Start THE DATA

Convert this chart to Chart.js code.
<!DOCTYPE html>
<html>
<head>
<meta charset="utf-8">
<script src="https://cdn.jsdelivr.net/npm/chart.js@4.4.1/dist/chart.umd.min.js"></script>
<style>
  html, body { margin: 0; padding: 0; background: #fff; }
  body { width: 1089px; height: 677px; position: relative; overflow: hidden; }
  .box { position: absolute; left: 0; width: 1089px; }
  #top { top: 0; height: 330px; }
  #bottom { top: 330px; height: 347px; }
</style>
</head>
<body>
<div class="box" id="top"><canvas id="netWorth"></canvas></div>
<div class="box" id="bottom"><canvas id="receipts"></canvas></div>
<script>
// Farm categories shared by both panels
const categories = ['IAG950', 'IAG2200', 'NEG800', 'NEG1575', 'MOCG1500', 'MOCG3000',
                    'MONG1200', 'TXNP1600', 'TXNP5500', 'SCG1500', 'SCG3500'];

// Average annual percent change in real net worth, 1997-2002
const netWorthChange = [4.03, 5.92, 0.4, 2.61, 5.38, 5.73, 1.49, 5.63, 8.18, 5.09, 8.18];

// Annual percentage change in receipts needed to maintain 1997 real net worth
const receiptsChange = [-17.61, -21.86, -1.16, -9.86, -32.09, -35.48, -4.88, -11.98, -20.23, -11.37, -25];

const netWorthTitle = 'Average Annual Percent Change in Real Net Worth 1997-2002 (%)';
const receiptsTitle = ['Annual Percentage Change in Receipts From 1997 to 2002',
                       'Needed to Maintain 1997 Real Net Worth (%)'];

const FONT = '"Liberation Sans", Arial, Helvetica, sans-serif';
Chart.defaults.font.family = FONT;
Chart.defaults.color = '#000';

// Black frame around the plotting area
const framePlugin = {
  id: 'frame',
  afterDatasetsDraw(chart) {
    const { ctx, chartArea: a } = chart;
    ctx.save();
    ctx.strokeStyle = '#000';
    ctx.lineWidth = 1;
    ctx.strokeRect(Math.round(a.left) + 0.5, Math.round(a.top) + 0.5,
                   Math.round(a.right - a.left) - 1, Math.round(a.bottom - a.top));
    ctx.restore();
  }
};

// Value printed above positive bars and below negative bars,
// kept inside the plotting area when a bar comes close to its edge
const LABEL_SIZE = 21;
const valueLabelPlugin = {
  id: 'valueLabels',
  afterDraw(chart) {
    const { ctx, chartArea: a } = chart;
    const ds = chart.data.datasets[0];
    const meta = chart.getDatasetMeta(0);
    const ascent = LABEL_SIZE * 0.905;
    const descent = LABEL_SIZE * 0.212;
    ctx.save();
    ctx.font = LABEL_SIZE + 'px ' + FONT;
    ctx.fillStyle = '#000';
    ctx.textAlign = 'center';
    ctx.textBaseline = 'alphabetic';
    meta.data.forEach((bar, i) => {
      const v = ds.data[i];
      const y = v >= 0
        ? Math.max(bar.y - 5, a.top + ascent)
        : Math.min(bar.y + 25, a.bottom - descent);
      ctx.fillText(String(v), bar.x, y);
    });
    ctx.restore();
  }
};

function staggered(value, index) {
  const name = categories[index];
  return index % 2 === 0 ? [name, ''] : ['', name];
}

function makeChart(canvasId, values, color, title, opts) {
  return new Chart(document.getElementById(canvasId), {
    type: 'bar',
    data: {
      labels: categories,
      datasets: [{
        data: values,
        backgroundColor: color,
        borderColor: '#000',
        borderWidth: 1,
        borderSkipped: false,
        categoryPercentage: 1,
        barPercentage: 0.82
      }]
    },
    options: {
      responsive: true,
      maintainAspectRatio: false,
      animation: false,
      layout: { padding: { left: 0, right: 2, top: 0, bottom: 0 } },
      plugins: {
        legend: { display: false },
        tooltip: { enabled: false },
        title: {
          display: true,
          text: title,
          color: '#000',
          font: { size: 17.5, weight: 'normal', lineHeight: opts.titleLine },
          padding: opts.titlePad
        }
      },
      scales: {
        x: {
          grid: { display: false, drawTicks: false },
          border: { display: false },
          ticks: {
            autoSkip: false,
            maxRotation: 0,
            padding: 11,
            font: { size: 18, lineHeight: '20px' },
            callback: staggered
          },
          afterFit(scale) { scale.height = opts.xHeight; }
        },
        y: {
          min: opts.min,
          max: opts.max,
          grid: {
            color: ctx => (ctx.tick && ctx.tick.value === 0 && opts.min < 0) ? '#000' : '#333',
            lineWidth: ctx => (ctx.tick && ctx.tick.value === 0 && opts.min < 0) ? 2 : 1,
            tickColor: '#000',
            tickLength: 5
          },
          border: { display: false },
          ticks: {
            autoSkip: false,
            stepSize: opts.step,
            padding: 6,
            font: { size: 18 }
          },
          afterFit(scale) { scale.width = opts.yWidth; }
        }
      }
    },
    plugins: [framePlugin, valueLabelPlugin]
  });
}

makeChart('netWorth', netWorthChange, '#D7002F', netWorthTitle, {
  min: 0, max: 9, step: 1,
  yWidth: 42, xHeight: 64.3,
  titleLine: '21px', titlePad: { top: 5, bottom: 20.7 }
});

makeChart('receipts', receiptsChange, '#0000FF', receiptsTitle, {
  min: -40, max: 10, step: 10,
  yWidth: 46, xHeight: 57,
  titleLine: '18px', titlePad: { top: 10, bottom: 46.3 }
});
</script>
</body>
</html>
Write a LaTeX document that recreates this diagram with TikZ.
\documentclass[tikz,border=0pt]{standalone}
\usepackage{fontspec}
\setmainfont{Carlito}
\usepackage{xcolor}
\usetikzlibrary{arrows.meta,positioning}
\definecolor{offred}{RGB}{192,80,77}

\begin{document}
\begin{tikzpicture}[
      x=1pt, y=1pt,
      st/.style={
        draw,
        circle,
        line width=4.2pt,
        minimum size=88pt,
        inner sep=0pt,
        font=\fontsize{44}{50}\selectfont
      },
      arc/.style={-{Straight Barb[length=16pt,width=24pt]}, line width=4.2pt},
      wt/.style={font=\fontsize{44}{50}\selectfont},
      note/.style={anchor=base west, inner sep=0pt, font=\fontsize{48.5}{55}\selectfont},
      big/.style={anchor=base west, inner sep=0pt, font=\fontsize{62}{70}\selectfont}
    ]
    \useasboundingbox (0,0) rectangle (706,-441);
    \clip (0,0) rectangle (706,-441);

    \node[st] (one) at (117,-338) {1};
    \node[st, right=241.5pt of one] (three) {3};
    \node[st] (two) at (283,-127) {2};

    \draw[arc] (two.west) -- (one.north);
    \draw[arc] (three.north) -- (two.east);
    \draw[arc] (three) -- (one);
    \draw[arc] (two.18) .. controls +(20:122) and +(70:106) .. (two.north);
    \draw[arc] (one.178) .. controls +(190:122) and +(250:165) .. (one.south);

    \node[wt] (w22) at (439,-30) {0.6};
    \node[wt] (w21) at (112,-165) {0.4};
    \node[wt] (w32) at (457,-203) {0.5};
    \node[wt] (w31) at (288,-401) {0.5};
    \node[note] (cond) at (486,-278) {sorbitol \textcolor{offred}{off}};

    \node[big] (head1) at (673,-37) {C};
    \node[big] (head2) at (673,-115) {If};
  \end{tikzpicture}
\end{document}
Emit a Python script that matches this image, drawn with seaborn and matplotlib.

End THE DATA

## [WHAT YOU WILL DO]
Output the full listing exactly as it stands.

## [FINISHED EXERCISE]
Convert this chart to Chart.js code.
<!DOCTYPE html>
<html>
<head>
<meta charset="utf-8">
<script src="https://cdn.jsdelivr.net/npm/chart.js@4.4.1/dist/chart.umd.min.js"></script>
<style>
  html, body { margin: 0; padding: 0; background: #fff; }
  body { width: 1089px; height: 677px; position: relative; overflow: hidden; }
  .box { position: absolute; left: 0; width: 1089px; }
  #top { top: 0; height: 330px; }
  #bottom { top: 330px; height: 347px; }
</style>
</head>
<body>
<div class="box" id="top"><canvas id="netWorth"></canvas></div>
<div class="box" id="bottom"><canvas id="receipts"></canvas></div>
<script>
// Farm categories shared by both panels
const categories = ['IAG950', 'IAG2200', 'NEG800', 'NEG1575', 'MOCG1500', 'MOCG3000',
                    'MONG1200', 'TXNP1600', 'TXNP5500', 'SCG1500', 'SCG3500'];

// Average annual percent change in real net worth, 1997-2002
const netWorthChange = [4.03, 5.92, 0.4, 2.61, 5.38, 5.73, 1.49, 5.63, 8.18, 5.09, 8.18];

// Annual percentage change in receipts needed to maintain 1997 real net worth
const receiptsChange = [-17.61, -21.86, -1.16, -9.86, -32.09, -35.48, -4.88, -11.98, -20.23, -11.37, -25];

const netWorthTitle = 'Average Annual Percent Change in Real Net Worth 1997-2002 (%)';
const receiptsTitle = ['Annual Percentage Change in Receipts From 1997 to 2002',
                       'Needed to Maintain 1997 Real Net Worth (%)'];

const FONT = '"Liberation Sans", Arial, Helvetica, sans-serif';
Chart.defaults.font.family = FONT;
Chart.defaults.color = '#000';

// Black frame around the plotting area
const framePlugin = {
  id: 'frame',
  afterDatasetsDraw(chart) {
    const { ctx, chartArea: a } = chart;
    ctx.save();
    ctx.strokeStyle = '#000';
    ctx.lineWidth = 1;
    ctx.strokeRect(Math.round(a.left) + 0.5, Math.round(a.top) + 0.5,
                   Math.round(a.right - a.left) - 1, Math.round(a.bottom - a.top));
    ctx.restore();
  }
};

// Value printed above positive bars and below negative bars,
// kept inside the plotting area when a bar comes close to its edge
const LABEL_SIZE = 21;
const valueLabelPlugin = {
  id: 'valueLabels',
  afterDraw(chart) {
    const { ctx, chartArea: a } = chart;
    const ds = chart.data.datasets[0];
    const meta = chart.getDatasetMeta(0);
    const ascent = LABEL_SIZE * 0.905;
    const descent = LABEL_SIZE * 0.212;
    ctx.save();
    ctx.font = LABEL_SIZE + 'px ' + FONT;
    ctx.fillStyle = '#000';
    ctx.textAlign = 'center';
    ctx.textBaseline = 'alphabetic';
    meta.data.forEach((bar, i) => {
      const v = ds.data[i];
      const y = v >= 0
        ? Math.max(bar.y - 5, a.top + ascent)
        : Math.min(bar.y + 25, a.bottom - descent);
      ctx.fillText(String(v), bar.x, y);
    });
    ctx.restore();
  }
};

function staggered(value, index) {
  const name = categories[index];
  return index % 2 === 0 ? [name, ''] : ['', name];
}

function makeChart(canvasId, values, color, title, opts) {
  return new Chart(document.getElementById(canvasId), {
    type: 'bar',
    data: {
      labels: categories,
      datasets: [{
        data: values,
        backgroundColor: color,
        borderColor: '#000',
        borderWidth: 1,
        borderSkipped: false,
        categoryPercentage: 1,
        barPercentage: 0.82
      }]
    },
    options: {
      responsive: true,
      maintainAspectRatio: false,
      animation: false,
      layout: { padding: { left: 0, right: 2, top: 0, bottom: 0 } },
      plugins: {
        legend: { display: false },
        tooltip: { enabled: false },
        title: {
          display: true,
          text: title,
          color: '#000',
          font: { size: 17.5, weight: 'normal', lineHeight: opts.titleLine },
          padding: opts.titlePad
        }
      },
      scales: {
        x: {
          grid: { display: false, drawTicks: false },
          border: { display: false },
          ticks: {
            autoSkip: false,
            maxRotation: 0,
            padding: 11,
            font: { size: 18, lineHeight: '20px' },
            callback: staggered
          },
          afterFit(scale) { scale.height = opts.xHeight; }
        },
        y: {
          min: opts.min,
          max: opts.max,
          grid: {
            color: ctx => (ctx.tick && ctx.tick.value === 0 && opts.min < 0) ? '#000' : '#333',
            lineWidth: ctx => (ctx.tick && ctx.tick.value === 0 && opts.min < 0) ? 2 : 1,
            tickColor: '#000',
            tickLength: 5
          },
          border: { display: false },
          ticks: {
            autoSkip: false,
            stepSize: opts.step,
            padding: 6,
            font: { size: 18 }
          },
          afterFit(scale) { scale.width = opts.yWidth; }
        }
      }
    },
    plugins: [framePlugin, valueLabelPlugin]
  });
}

makeChart('netWorth', netWorthChange, '#D7002F', netWorthTitle, {
  min: 0, max: 9, step: 1,
  yWidth: 42, xHeight: 64.3,
  titleLine: '21px', titlePad: { top: 5, bottom: 20.7 }
});

makeChart('receipts', receiptsChange, '#0000FF', receiptsTitle, {
  min: -40, max: 10, step: 10,
  yWidth: 46, xHeight: 57,
  titleLine: '18px', titlePad: { top: 10, bottom: 46.3 }
});
</script>
</body>
</html>
Write a LaTeX document that recreates this diagram with TikZ.
\documentclass[tikz,border=0pt]{standalone}
\usepackage{fontspec}
\setmainfont{Carlito}
\usepackage{xcolor}
\usetikzlibrary{arrows.meta,positioning}
\definecolor{offred}{RGB}{192,80,77}

\begin{document}
\begin{tikzpicture}[
      x=1pt, y=1pt,
      st/.style={
        draw,
        circle,
        line width=4.2pt,
        minimum size=88pt,
        inner sep=0pt,
        font=\fontsize{44}{50}\selectfont
      },
      arc/.style={-{Straight Barb[length=16pt,width=24pt]}, line width=4.2pt},
      wt/.style={font=\fontsize{44}{50}\selectfont},
      note/.style={anchor=base west, inner sep=0pt, font=\fontsize{48.5}{55}\selectfont},
      big/.style={anchor=base west, inner sep=0pt, font=\fontsize{62}{70}\selectfont}
    ]
    \useasboundingbox (0,0) rectangle (706,-441);
    \clip (0,0) rectangle (706,-441);

    \node[st] (one) at (117,-338) {1};
    \node[st, right=241.5pt of one] (three) {3};
    \node[st] (two) at (283,-127) {2};

    \draw[arc] (two.west) -- (one.north);
    \draw[arc] (three.north) -- (two.east);
    \draw[arc] (three) -- (one);
    \draw[arc] (two.18) .. controls +(20:122) and +(70:106) .. (two.north);
    \draw[arc] (one.178) .. controls +(190:122) and +(250:165) .. (one.south);

    \node[wt] (w22) at (439,-30) {0.6};
    \node[wt] (w21) at (112,-165) {0.4};
    \node[wt] (w32) at (457,-203) {0.5};
    \node[wt] (w31) at (288,-401) {0.5};
    \node[note] (cond) at (486,-278) {sorbitol \textcolor{offred}{off}};

    \node[big] (head1) at (673,-37) {C};
    \node[big] (head2) at (673,-115) {If};
  \end{tikzpicture}
\end{document}
Emit a Python script that matches this image, drawn with seaborn and matplotlib.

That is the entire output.